▶ DATA

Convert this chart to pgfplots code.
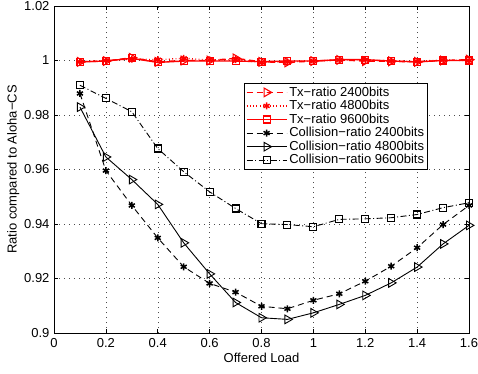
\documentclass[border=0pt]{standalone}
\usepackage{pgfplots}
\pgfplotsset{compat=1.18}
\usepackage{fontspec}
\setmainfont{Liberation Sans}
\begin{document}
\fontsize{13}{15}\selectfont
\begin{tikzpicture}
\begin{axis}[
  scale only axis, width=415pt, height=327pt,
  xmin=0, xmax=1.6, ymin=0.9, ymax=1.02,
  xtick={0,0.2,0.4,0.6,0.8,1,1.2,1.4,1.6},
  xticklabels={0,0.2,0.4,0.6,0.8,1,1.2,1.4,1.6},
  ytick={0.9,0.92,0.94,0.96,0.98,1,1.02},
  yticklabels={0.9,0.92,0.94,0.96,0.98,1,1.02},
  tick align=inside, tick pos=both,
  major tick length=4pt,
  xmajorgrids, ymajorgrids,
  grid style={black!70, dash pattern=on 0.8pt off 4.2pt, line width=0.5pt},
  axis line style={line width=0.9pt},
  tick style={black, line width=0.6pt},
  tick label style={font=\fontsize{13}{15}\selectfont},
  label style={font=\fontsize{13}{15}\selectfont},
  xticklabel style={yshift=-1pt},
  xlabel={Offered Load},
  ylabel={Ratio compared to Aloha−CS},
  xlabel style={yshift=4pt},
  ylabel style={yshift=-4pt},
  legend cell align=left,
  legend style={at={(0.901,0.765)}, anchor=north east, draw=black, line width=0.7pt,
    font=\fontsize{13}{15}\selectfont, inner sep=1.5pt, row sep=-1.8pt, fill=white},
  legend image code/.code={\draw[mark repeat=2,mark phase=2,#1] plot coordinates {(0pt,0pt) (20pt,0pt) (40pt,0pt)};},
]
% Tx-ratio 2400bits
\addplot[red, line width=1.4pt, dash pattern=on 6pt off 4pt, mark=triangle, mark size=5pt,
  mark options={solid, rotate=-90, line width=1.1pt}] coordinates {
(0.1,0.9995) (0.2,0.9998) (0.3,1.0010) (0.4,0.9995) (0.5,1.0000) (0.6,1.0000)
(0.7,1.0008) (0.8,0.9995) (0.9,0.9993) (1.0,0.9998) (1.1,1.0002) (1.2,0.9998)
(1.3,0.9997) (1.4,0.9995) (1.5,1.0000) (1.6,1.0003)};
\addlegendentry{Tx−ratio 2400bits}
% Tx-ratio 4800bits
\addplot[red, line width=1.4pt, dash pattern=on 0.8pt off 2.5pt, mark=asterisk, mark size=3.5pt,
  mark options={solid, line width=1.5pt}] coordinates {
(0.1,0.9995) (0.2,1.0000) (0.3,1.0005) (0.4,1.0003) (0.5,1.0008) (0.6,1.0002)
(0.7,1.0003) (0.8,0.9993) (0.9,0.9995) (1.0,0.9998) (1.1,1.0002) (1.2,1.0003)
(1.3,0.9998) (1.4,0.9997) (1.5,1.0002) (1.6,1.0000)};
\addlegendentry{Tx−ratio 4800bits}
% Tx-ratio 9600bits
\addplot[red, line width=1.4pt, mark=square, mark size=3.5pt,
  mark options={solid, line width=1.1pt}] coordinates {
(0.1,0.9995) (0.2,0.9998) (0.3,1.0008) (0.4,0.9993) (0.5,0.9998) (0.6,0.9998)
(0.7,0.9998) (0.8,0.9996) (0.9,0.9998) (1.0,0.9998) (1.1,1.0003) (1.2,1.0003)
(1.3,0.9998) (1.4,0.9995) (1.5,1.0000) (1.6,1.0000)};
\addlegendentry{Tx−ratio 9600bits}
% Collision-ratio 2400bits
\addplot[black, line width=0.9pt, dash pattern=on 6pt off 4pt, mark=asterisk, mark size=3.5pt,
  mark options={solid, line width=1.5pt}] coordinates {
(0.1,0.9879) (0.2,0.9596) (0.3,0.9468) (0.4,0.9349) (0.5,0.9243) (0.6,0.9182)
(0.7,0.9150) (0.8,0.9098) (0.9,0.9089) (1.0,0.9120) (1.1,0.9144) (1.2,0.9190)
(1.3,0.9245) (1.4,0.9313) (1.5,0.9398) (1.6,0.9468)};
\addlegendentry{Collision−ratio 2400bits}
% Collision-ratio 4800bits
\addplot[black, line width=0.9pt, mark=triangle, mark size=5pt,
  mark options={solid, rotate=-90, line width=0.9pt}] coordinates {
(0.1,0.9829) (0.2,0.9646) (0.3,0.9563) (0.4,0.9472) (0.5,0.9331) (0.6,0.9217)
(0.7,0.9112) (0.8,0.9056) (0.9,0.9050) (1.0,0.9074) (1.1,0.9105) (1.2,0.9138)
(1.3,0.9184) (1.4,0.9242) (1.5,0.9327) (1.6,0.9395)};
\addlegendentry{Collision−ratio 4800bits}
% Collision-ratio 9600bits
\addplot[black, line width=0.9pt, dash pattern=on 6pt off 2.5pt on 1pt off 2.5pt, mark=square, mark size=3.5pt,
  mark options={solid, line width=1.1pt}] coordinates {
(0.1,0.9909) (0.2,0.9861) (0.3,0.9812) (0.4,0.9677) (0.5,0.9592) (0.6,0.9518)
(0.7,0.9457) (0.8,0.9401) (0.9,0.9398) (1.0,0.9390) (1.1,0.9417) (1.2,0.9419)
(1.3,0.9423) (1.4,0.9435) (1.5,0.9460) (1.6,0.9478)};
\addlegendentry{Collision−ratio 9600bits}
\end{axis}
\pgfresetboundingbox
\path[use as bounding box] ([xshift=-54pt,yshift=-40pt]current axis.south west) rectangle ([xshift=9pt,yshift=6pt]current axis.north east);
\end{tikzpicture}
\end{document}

▶ SET PROBLEM
Repeat the data above exactly, but not the pictures.

▶ EXERCISE OUTPUT
Convert this chart to pgfplots code.
\documentclass[border=0pt]{standalone}
\usepackage{pgfplots}
\pgfplotsset{compat=1.18}
\usepackage{fontspec}
\setmainfont{Liberation Sans}
\begin{document}
\fontsize{13}{15}\selectfont
\begin{tikzpicture}
\begin{axis}[
  scale only axis, width=415pt, height=327pt,
  xmin=0, xmax=1.6, ymin=0.9, ymax=1.02,
  xtick={0,0.2,0.4,0.6,0.8,1,1.2,1.4,1.6},
  xticklabels={0,0.2,0.4,0.6,0.8,1,1.2,1.4,1.6},
  ytick={0.9,0.92,0.94,0.96,0.98,1,1.02},
  yticklabels={0.9,0.92,0.94,0.96,0.98,1,1.02},
  tick align=inside, tick pos=both,
  major tick length=4pt,
  xmajorgrids, ymajorgrids,
  grid style={black!70, dash pattern=on 0.8pt off 4.2pt, line width=0.5pt},
  axis line style={line width=0.9pt},
  tick style={black, line width=0.6pt},
  tick label style={font=\fontsize{13}{15}\selectfont},
  label style={font=\fontsize{13}{15}\selectfont},
  xticklabel style={yshift=-1pt},
  xlabel={Offered Load},
  ylabel={Ratio compared to Aloha−CS},
  xlabel style={yshift=4pt},
  ylabel style={yshift=-4pt},
  legend cell align=left,
  legend style={at={(0.901,0.765)}, anchor=north east, draw=black, line width=0.7pt,
    font=\fontsize{13}{15}\selectfont, inner sep=1.5pt, row sep=-1.8pt, fill=white},
  legend image code/.code={\draw[mark repeat=2,mark phase=2,#1] plot coordinates {(0pt,0pt) (20pt,0pt) (40pt,0pt)};},
]
% Tx-ratio 2400bits
\addplot[red, line width=1.4pt, dash pattern=on 6pt off 4pt, mark=triangle, mark size=5pt,
  mark options={solid, rotate=-90, line width=1.1pt}] coordinates {
(0.1,0.9995) (0.2,0.9998) (0.3,1.0010) (0.4,0.9995) (0.5,1.0000) (0.6,1.0000)
(0.7,1.0008) (0.8,0.9995) (0.9,0.9993) (1.0,0.9998) (1.1,1.0002) (1.2,0.9998)
(1.3,0.9997) (1.4,0.9995) (1.5,1.0000) (1.6,1.0003)};
\addlegendentry{Tx−ratio 2400bits}
% Tx-ratio 4800bits
\addplot[red, line width=1.4pt, dash pattern=on 0.8pt off 2.5pt, mark=asterisk, mark size=3.5pt,
  mark options={solid, line width=1.5pt}] coordinates {
(0.1,0.9995) (0.2,1.0000) (0.3,1.0005) (0.4,1.0003) (0.5,1.0008) (0.6,1.0002)
(0.7,1.0003) (0.8,0.9993) (0.9,0.9995) (1.0,0.9998) (1.1,1.0002) (1.2,1.0003)
(1.3,0.9998) (1.4,0.9997) (1.5,1.0002) (1.6,1.0000)};
\addlegendentry{Tx−ratio 4800bits}
% Tx-ratio 9600bits
\addplot[red, line width=1.4pt, mark=square, mark size=3.5pt,
  mark options={solid, line width=1.1pt}] coordinates {
(0.1,0.9995) (0.2,0.9998) (0.3,1.0008) (0.4,0.9993) (0.5,0.9998) (0.6,0.9998)
(0.7,0.9998) (0.8,0.9996) (0.9,0.9998) (1.0,0.9998) (1.1,1.0003) (1.2,1.0003)
(1.3,0.9998) (1.4,0.9995) (1.5,1.0000) (1.6,1.0000)};
\addlegendentry{Tx−ratio 9600bits}
% Collision-ratio 2400bits
\addplot[black, line width=0.9pt, dash pattern=on 6pt off 4pt, mark=asterisk, mark size=3.5pt,
  mark options={solid, line width=1.5pt}] coordinates {
(0.1,0.9879) (0.2,0.9596) (0.3,0.9468) (0.4,0.9349) (0.5,0.9243) (0.6,0.9182)
(0.7,0.9150) (0.8,0.9098) (0.9,0.9089) (1.0,0.9120) (1.1,0.9144) (1.2,0.9190)
(1.3,0.9245) (1.4,0.9313) (1.5,0.9398) (1.6,0.9468)};
\addlegendentry{Collision−ratio 2400bits}
% Collision-ratio 4800bits
\addplot[black, line width=0.9pt, mark=triangle, mark size=5pt,
  mark options={solid, rotate=-90, line width=0.9pt}] coordinates {
(0.1,0.9829) (0.2,0.9646) (0.3,0.9563) (0.4,0.9472) (0.5,0.9331) (0.6,0.9217)
(0.7,0.9112) (0.8,0.9056) (0.9,0.9050) (1.0,0.9074) (1.1,0.9105) (1.2,0.9138)
(1.3,0.9184) (1.4,0.9242) (1.5,0.9327) (1.6,0.9395)};
\addlegendentry{Collision−ratio 4800bits}
% Collision-ratio 9600bits
\addplot[black, line width=0.9pt, dash pattern=on 6pt off 2.5pt on 1pt off 2.5pt, mark=square, mark size=3.5pt,
  mark options={solid, line width=1.1pt}] coordinates {
(0.1,0.9909) (0.2,0.9861) (0.3,0.9812) (0.4,0.9677) (0.5,0.9592) (0.6,0.9518)
(0.7,0.9457) (0.8,0.9401) (0.9,0.9398) (1.0,0.9390) (1.1,0.9417) (1.2,0.9419)
(1.3,0.9423) (1.4,0.9435) (1.5,0.9460) (1.6,0.9478)};
\addlegendentry{Collision−ratio 9600bits}
\end{axis}
\pgfresetboundingbox
\path[use as bounding box] ([xshift=-54pt,yshift=-40pt]current axis.south west) rectangle ([xshift=9pt,yshift=6pt]current axis.north east);
\end{tikzpicture}
\end{document}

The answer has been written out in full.